*** AVAILABLE DATA

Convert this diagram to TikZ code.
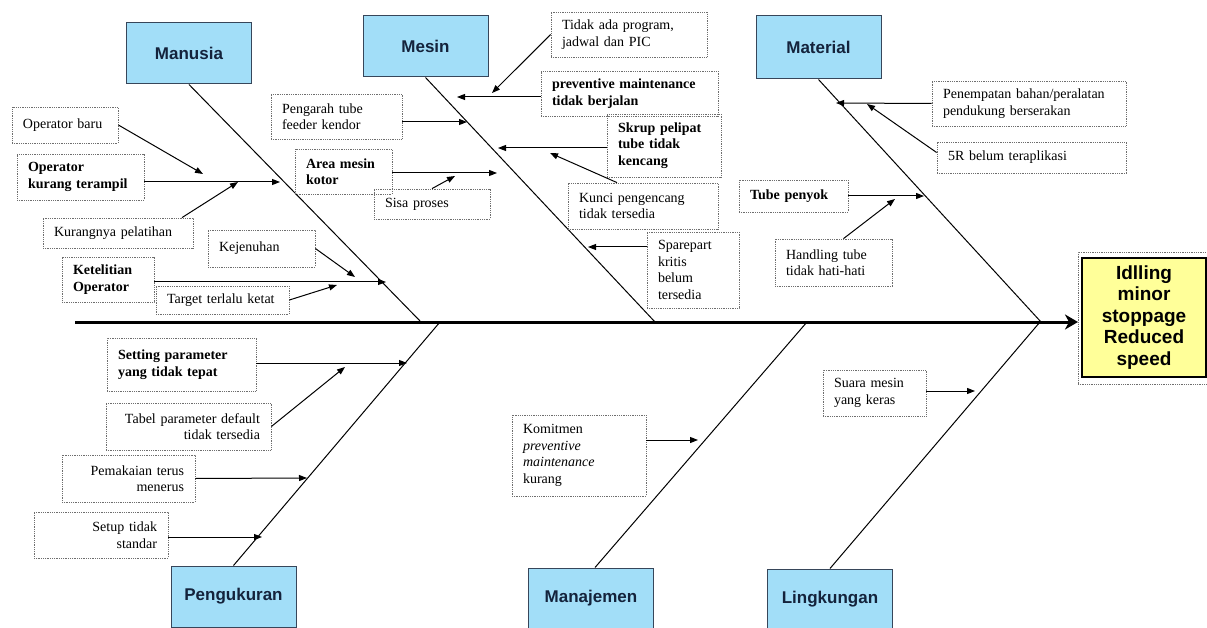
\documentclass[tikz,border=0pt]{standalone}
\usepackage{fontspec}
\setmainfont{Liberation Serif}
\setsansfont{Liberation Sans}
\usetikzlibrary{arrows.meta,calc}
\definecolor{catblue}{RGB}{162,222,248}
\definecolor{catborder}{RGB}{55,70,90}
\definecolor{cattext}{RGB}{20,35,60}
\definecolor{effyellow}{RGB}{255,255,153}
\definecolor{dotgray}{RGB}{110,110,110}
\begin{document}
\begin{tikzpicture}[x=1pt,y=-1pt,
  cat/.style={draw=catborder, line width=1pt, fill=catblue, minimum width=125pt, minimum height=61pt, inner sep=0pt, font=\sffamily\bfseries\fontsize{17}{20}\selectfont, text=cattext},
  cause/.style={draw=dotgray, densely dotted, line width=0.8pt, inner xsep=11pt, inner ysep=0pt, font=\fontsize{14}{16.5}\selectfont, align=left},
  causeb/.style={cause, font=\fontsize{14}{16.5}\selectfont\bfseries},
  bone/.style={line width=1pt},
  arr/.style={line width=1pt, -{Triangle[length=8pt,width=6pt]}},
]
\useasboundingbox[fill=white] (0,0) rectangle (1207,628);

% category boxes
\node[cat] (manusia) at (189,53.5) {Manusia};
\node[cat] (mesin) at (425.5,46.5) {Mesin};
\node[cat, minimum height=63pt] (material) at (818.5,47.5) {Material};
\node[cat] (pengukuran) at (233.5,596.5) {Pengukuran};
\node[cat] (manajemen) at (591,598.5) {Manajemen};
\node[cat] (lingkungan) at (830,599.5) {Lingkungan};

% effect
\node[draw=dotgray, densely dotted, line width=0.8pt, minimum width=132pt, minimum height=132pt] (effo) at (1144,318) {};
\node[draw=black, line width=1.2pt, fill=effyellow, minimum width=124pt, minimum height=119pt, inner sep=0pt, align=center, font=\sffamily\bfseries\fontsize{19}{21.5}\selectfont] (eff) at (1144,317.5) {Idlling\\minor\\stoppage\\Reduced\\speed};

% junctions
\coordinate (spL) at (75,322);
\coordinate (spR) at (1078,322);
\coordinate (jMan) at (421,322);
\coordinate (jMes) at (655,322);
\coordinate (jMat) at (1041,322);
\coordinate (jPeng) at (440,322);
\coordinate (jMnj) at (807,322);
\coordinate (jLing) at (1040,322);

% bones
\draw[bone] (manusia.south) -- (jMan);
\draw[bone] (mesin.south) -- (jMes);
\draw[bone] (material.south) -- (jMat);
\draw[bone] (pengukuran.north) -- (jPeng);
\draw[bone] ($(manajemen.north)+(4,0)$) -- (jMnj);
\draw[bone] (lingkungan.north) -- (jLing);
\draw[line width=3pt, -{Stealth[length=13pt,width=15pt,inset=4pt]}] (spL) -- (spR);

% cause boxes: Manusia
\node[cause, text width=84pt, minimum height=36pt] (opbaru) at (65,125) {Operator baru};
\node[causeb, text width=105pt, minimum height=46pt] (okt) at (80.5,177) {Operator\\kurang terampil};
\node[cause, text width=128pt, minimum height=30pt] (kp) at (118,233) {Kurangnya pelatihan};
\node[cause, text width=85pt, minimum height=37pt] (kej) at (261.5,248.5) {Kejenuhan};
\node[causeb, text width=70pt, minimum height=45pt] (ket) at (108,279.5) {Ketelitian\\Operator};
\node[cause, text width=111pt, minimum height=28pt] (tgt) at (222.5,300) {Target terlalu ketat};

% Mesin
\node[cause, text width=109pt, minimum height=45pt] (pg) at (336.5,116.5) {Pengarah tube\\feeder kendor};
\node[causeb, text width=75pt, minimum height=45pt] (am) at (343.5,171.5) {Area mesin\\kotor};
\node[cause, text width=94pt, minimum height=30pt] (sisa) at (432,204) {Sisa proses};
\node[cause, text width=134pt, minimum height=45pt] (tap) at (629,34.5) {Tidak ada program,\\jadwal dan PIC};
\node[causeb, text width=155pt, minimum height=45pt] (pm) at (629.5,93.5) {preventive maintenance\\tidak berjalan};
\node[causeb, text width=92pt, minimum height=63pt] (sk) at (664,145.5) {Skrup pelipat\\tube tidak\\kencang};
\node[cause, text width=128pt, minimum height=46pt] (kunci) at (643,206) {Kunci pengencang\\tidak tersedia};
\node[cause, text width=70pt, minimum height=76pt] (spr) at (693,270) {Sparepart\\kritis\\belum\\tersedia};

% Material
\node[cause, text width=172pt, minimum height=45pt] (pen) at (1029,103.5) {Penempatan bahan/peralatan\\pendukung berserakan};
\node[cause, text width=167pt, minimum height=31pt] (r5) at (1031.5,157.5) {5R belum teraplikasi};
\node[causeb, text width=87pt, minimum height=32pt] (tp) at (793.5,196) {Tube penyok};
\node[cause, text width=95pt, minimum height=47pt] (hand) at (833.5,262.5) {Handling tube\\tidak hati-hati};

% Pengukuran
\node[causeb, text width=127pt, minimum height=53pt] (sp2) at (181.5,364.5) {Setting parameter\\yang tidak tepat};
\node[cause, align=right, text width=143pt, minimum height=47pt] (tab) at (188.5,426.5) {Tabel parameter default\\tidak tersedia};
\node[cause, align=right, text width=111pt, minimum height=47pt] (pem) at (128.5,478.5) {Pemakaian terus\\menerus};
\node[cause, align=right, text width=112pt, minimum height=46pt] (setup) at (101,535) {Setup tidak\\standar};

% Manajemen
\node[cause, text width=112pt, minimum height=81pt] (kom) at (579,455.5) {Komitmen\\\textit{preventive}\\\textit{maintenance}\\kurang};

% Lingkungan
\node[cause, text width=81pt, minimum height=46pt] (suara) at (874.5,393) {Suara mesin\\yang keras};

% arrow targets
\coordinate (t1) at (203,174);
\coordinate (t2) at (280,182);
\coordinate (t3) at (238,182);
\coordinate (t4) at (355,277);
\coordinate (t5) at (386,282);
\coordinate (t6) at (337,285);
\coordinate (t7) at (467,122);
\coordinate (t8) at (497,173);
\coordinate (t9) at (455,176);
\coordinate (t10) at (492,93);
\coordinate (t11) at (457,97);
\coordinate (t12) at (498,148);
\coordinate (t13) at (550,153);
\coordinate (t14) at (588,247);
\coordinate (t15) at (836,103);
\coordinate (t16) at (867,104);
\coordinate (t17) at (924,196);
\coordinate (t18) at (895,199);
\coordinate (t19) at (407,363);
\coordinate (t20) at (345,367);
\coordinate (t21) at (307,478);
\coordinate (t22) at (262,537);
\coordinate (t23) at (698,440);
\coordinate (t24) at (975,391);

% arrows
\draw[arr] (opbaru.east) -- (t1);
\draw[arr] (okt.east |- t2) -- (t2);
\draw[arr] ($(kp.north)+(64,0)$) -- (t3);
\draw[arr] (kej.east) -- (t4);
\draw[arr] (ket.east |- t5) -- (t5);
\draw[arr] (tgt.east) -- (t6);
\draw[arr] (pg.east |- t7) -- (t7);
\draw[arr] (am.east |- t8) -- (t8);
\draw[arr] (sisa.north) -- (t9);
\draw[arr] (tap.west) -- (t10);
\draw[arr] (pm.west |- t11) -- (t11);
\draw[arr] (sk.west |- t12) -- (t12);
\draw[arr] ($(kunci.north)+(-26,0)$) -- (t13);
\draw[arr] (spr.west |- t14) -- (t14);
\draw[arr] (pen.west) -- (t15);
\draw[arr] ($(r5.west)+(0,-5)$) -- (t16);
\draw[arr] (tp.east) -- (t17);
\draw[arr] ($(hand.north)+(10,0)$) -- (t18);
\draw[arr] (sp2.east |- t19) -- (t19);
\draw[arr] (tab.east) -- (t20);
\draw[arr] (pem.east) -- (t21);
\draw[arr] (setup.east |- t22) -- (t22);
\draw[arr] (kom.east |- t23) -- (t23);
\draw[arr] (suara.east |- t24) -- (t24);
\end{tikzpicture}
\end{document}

******

WHAT YOU HAVE TO DO:
Please restate the material above line by line, exactly, beginning at its first line and ending with the line that contains "(lingkungan) at (830,599.5)", without any pictures.

RESULT:
Convert this diagram to TikZ code.
\documentclass[tikz,border=0pt]{standalone}
\usepackage{fontspec}
\setmainfont{Liberation Serif}
\setsansfont{Liberation Sans}
\usetikzlibrary{arrows.meta,calc}
\definecolor{catblue}{RGB}{162,222,248}
\definecolor{catborder}{RGB}{55,70,90}
\definecolor{cattext}{RGB}{20,35,60}
\definecolor{effyellow}{RGB}{255,255,153}
\definecolor{dotgray}{RGB}{110,110,110}
\begin{document}
\begin{tikzpicture}[x=1pt,y=-1pt,
  cat/.style={draw=catborder, line width=1pt, fill=catblue, minimum width=125pt, minimum height=61pt, inner sep=0pt, font=\sffamily\bfseries\fontsize{17}{20}\selectfont, text=cattext},
  cause/.style={draw=dotgray, densely dotted, line width=0.8pt, inner xsep=11pt, inner ysep=0pt, font=\fontsize{14}{16.5}\selectfont, align=left},
  causeb/.style={cause, font=\fontsize{14}{16.5}\selectfont\bfseries},
  bone/.style={line width=1pt},
  arr/.style={line width=1pt, -{Triangle[length=8pt,width=6pt]}},
]
\useasboundingbox[fill=white] (0,0) rectangle (1207,628);

% category boxes
\node[cat] (manusia) at (189,53.5) {Manusia};
\node[cat] (mesin) at (425.5,46.5) {Mesin};
\node[cat, minimum height=63pt] (material) at (818.5,47.5) {Material};
\node[cat] (pengukuran) at (233.5,596.5) {Pengukuran};
\node[cat] (manajemen) at (591,598.5) {Manajemen};
\node[cat] (lingkungan) at (830,599.5) {Lingkungan};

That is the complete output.